Let’s say a fiction writer was signed to a 3 book deal. She’s written the first book, obviously. Now it’s time to get started on the second. I believe that typically she would write an outline/proposal/synopsis (not sure which of those terms is most correct here) for the second, but I’m curious: how closely does she have to follow that? Because it’s all well and good to think you know where your book is going — whether you’re a planner or a pantser — but sometimes the writing process takes your story in an unexpected direction… I guess what I’m saying is, will the publisher still take the next manuscript if you get from A to Z, regardless of a few changes in between? Or do you have to stick strictly to the outline/proposal/synopsis?
Well, of course the answer to this question is going to depend on a lot of things, including the type of series, the editor, the publisher, and of course you as the author. Typically, if I sell a series the author submits either a full manuscript or a solid proposal (long synopsis and first three chapters) for book one and short blurbs (usually less than a page) for books two and three. In my experience most publishers will want you to stick with the general concept of those blurbed books. In other words, while they know that some of the plotting might change, they want the general idea to be there.

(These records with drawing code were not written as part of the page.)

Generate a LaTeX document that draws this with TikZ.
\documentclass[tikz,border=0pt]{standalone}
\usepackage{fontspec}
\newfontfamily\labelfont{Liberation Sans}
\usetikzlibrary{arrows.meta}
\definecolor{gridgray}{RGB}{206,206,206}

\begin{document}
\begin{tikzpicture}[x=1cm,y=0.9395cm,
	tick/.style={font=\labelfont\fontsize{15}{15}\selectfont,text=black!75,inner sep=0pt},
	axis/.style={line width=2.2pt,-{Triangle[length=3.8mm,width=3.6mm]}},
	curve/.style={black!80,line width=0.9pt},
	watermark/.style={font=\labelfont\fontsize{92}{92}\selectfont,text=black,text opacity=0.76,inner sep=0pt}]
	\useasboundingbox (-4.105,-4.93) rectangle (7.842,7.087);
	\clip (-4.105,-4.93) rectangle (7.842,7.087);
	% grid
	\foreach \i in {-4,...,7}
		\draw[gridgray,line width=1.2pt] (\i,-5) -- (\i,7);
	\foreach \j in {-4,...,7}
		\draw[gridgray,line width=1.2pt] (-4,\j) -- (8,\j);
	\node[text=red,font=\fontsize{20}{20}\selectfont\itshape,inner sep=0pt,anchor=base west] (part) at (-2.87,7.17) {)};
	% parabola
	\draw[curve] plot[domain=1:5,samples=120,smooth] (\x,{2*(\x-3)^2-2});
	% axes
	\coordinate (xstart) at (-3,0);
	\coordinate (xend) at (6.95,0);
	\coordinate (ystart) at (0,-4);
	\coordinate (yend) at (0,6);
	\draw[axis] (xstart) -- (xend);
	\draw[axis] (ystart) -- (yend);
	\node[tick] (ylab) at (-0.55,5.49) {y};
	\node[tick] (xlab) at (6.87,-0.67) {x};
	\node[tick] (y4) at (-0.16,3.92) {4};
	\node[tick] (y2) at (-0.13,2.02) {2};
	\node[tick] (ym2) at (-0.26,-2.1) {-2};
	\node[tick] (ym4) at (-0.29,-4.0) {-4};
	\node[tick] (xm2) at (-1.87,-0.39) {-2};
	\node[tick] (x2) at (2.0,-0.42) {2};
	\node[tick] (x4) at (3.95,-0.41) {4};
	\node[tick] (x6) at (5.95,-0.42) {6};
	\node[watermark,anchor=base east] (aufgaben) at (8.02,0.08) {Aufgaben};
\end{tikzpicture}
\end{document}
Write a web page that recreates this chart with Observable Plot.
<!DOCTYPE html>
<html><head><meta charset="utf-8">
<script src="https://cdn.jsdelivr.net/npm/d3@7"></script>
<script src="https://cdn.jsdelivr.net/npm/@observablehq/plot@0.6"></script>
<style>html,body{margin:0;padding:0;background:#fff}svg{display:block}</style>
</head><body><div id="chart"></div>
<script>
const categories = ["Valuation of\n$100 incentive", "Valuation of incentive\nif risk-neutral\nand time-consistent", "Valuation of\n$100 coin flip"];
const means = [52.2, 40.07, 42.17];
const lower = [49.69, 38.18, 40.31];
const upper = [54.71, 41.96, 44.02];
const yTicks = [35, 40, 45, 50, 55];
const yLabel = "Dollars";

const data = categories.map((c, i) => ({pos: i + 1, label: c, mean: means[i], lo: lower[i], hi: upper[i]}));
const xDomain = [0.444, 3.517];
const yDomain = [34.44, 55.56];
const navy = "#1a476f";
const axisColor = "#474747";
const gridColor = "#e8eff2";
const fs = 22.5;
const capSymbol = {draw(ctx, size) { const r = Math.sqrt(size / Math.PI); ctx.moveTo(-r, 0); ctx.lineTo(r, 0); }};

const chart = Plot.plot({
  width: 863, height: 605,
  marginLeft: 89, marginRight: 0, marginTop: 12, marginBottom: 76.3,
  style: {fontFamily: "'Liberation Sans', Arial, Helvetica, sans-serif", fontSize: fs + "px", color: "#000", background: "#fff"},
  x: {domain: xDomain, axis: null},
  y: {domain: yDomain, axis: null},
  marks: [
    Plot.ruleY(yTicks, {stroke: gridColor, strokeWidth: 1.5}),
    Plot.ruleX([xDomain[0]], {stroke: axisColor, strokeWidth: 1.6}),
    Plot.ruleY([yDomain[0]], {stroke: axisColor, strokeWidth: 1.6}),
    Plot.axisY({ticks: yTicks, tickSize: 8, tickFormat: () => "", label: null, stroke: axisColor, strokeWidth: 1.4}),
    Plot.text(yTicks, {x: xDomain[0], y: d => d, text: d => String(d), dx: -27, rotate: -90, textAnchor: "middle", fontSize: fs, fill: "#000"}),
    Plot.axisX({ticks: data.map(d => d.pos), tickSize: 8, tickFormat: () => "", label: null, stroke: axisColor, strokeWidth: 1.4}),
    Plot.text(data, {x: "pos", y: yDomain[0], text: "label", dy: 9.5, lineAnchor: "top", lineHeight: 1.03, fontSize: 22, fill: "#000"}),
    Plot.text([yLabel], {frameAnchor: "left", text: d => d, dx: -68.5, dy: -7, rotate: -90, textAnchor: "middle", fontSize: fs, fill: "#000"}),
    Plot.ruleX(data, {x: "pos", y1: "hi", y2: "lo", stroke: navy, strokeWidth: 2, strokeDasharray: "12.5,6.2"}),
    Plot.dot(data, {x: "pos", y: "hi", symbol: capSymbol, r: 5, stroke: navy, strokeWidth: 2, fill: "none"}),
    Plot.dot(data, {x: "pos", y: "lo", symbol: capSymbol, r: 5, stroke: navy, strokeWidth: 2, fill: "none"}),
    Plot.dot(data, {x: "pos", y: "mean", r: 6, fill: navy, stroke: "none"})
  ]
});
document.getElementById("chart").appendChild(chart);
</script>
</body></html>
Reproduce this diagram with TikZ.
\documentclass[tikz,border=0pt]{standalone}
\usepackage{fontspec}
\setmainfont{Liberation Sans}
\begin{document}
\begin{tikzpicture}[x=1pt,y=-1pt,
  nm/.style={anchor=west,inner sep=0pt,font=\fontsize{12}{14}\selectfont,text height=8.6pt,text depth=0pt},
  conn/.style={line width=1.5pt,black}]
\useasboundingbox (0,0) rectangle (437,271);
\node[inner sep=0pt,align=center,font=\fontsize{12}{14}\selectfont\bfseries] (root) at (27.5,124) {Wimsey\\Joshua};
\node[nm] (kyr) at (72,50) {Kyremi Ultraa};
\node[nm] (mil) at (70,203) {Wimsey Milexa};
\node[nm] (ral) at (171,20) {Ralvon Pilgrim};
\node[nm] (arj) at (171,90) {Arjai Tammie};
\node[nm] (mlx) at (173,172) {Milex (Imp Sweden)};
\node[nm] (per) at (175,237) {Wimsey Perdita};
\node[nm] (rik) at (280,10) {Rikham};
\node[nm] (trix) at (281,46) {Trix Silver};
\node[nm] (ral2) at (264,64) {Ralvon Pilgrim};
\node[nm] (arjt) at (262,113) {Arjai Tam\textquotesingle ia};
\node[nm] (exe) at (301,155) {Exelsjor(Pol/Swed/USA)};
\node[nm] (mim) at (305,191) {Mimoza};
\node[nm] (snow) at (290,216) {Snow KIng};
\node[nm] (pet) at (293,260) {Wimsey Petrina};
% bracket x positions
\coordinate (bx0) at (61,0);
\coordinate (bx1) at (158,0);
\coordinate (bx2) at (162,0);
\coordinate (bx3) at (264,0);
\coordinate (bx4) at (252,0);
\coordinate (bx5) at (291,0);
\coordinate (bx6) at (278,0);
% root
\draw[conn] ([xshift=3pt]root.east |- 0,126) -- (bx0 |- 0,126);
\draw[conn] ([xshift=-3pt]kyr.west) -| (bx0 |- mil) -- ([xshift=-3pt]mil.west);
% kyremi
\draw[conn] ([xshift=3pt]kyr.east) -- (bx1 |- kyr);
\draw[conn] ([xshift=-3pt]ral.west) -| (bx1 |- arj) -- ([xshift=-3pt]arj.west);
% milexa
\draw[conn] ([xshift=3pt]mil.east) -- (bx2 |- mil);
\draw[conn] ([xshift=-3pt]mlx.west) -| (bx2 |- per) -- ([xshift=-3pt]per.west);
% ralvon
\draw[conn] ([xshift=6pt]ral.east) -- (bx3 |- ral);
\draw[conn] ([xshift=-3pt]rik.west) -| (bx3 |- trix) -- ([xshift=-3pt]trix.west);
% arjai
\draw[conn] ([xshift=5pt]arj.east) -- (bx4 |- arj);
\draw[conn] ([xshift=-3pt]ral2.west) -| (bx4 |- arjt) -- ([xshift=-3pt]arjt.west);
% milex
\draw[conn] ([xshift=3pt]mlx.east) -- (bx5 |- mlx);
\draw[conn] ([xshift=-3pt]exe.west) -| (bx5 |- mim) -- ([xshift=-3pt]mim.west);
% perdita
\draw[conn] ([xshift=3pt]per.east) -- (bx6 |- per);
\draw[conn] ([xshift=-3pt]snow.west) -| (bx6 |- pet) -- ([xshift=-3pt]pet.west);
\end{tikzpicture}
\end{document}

A few changes typically won’t make a difference; a major detour, however, should probably be discussed with your editor as you’re writing. Truthfully, even with a book that’s sold on a long synopsis (let’s say 15 pages in this case) and the first three chapters, the editor will expect some changes along the way. Maybe the protagonist is not a Mary Kay wearer after all, but more suited to Avon (that’s makeup products, not publishers). However, they did buy the book expecting that it would follow the synopsis fairly closely, so they will be expecting something similar, and since often cover copy and design is done based on this synopsis, you will want to make sure any major changes are discussed.